## Source data
= = = = =

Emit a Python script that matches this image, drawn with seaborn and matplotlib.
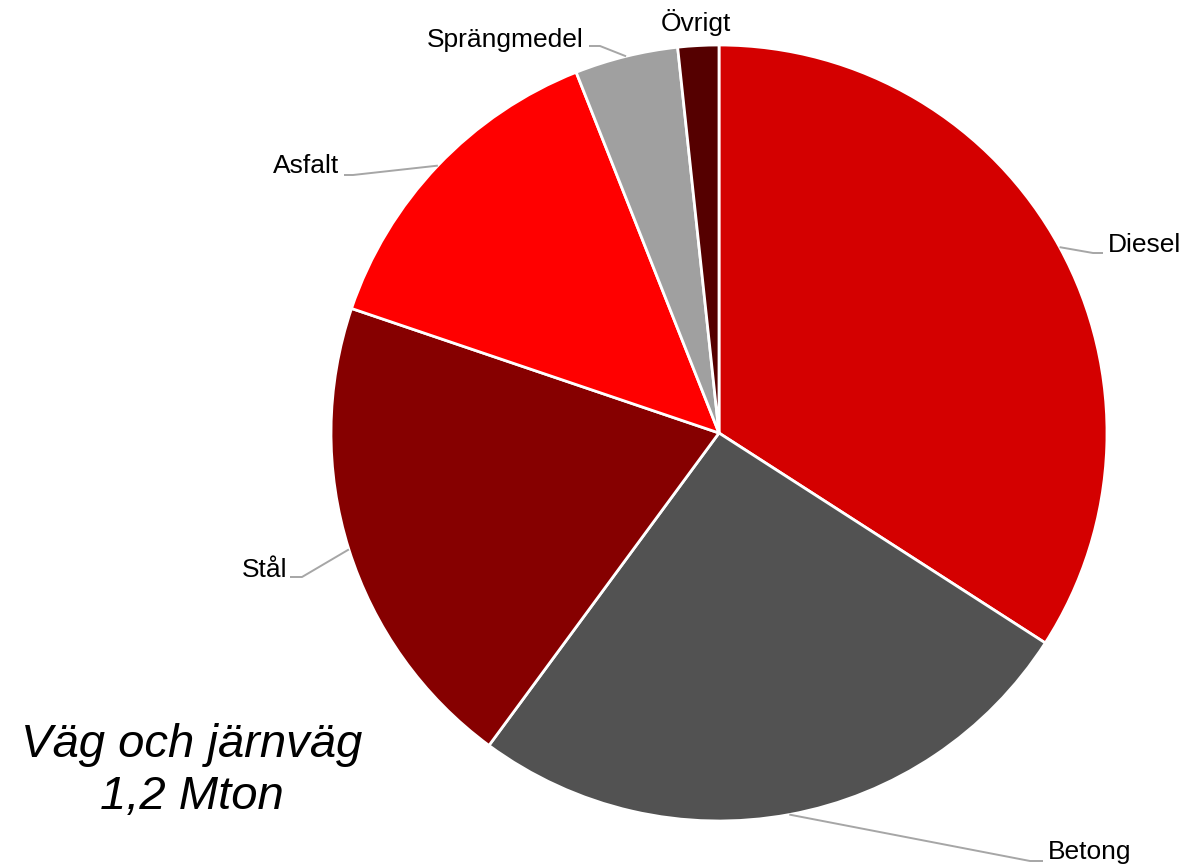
import matplotlib
matplotlib.use("Agg")
import matplotlib.pyplot as plt
import seaborn as sns
import numpy as np

# Data
categories = ["Diesel", "Betong", "Stål", "Asfalt", "Sprängmedel", "Övrigt"]
shares = [34.1, 26.0, 20.1, 13.8, 4.3, 1.7]
colors = ["#D40000", "#525252", "#860000", "#FF0000", "#A0A0A0", "#550000"]
title_lines = ["Väg och järnväg", "1,2 Mton"]

sns.set_theme(style="white")
plt.rcParams["font.family"] = ["Liberation Sans", "DejaVu Sans"]

W, H = 1182, 866
fig = plt.figure(figsize=(W / 100, H / 100), dpi=100)
ax = fig.add_axes([0, 0, 1, 1])

cx, cy, R = 719, 433, 388
wedges, _ = ax.pie(shares, colors=colors, startangle=90, counterclock=False,
                   center=(cx, cy), radius=R, frame=True,
                   wedgeprops=dict(edgecolor="white", linewidth=2.0))
ax.set_xlim(0, W)
ax.set_ylim(0, H)
ax.set_aspect("equal")
ax.axis("off")

# label layout: (elbow point, end point, text anchor, ha) in pixel coords (y down)
layout = {
    "Diesel": ((1093, 253), (1103, 253), (1108, 245), "left"),
    "Betong": ((1030, 861), (1043, 861), (1048, 852), "left"),
    "Stål": ((302, 577), (290, 577), (287, 570), "right"),
    "Asfalt": ((353, 175), (344, 175), (339, 166), "right"),
    "Sprängmedel": ((600, 46), (589, 46), (584, 40), "right"),
    "Övrigt": (None, None, (696, 22), "center"),
}
line_col = "#A6A6A6"
for w, name in zip(wedges, categories):
    elbow, end, txt, ha = layout[name]
    mid = np.deg2rad((w.theta1 + w.theta2) / 2)
    ex, ey = cx + R * np.cos(mid), cy + R * np.sin(mid)
    if elbow is not None:
        ax.plot([ex, elbow[0], end[0]], [ey, H - elbow[1], H - end[1]],
                color=line_col, lw=1.4, solid_capstyle="butt", zorder=1)
    ax.text(txt[0], H - txt[1], name, ha=ha, va="center", fontsize=19, color="black")

ax.text(192, H - 771, "\n".join(title_lines), ha="center", va="center",
        fontsize=34, fontstyle="italic", linespacing=1.22, color="black")

fig.savefig("out.png", dpi=100, facecolor="white")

= = = = =

## Exercise directions
Without the pictures, transcribe the listing above exactly.

## Right answer
Emit a Python script that matches this image, drawn with seaborn and matplotlib.
import matplotlib
matplotlib.use("Agg")
import matplotlib.pyplot as plt
import seaborn as sns
import numpy as np

# Data
categories = ["Diesel", "Betong", "Stål", "Asfalt", "Sprängmedel", "Övrigt"]
shares = [34.1, 26.0, 20.1, 13.8, 4.3, 1.7]
colors = ["#D40000", "#525252", "#860000", "#FF0000", "#A0A0A0", "#550000"]
title_lines = ["Väg och järnväg", "1,2 Mton"]

sns.set_theme(style="white")
plt.rcParams["font.family"] = ["Liberation Sans", "DejaVu Sans"]

W, H = 1182, 866
fig = plt.figure(figsize=(W / 100, H / 100), dpi=100)
ax = fig.add_axes([0, 0, 1, 1])

cx, cy, R = 719, 433, 388
wedges, _ = ax.pie(shares, colors=colors, startangle=90, counterclock=False,
                   center=(cx, cy), radius=R, frame=True,
                   wedgeprops=dict(edgecolor="white", linewidth=2.0))
ax.set_xlim(0, W)
ax.set_ylim(0, H)
ax.set_aspect("equal")
ax.axis("off")

# label layout: (elbow point, end point, text anchor, ha) in pixel coords (y down)
layout = {
    "Diesel": ((1093, 253), (1103, 253), (1108, 245), "left"),
    "Betong": ((1030, 861), (1043, 861), (1048, 852), "left"),
    "Stål": ((302, 577), (290, 577), (287, 570), "right"),
    "Asfalt": ((353, 175), (344, 175), (339, 166), "right"),
    "Sprängmedel": ((600, 46), (589, 46), (584, 40), "right"),
    "Övrigt": (None, None, (696, 22), "center"),
}
line_col = "#A6A6A6"
for w, name in zip(wedges, categories):
    elbow, end, txt, ha = layout[name]
    mid = np.deg2rad((w.theta1 + w.theta2) / 2)
    ex, ey = cx + R * np.cos(mid), cy + R * np.sin(mid)
    if elbow is not None:
        ax.plot([ex, elbow[0], end[0]], [ey, H - elbow[1], H - end[1]],
                color=line_col, lw=1.4, solid_capstyle="butt", zorder=1)
    ax.text(txt[0], H - txt[1], name, ha=ha, va="center", fontsize=19, color="black")

ax.text(192, H - 771, "\n".join(title_lines), ha="center", va="center",
        fontsize=34, fontstyle="italic", linespacing=1.22, color="black")

fig.savefig("out.png", dpi=100, facecolor="white")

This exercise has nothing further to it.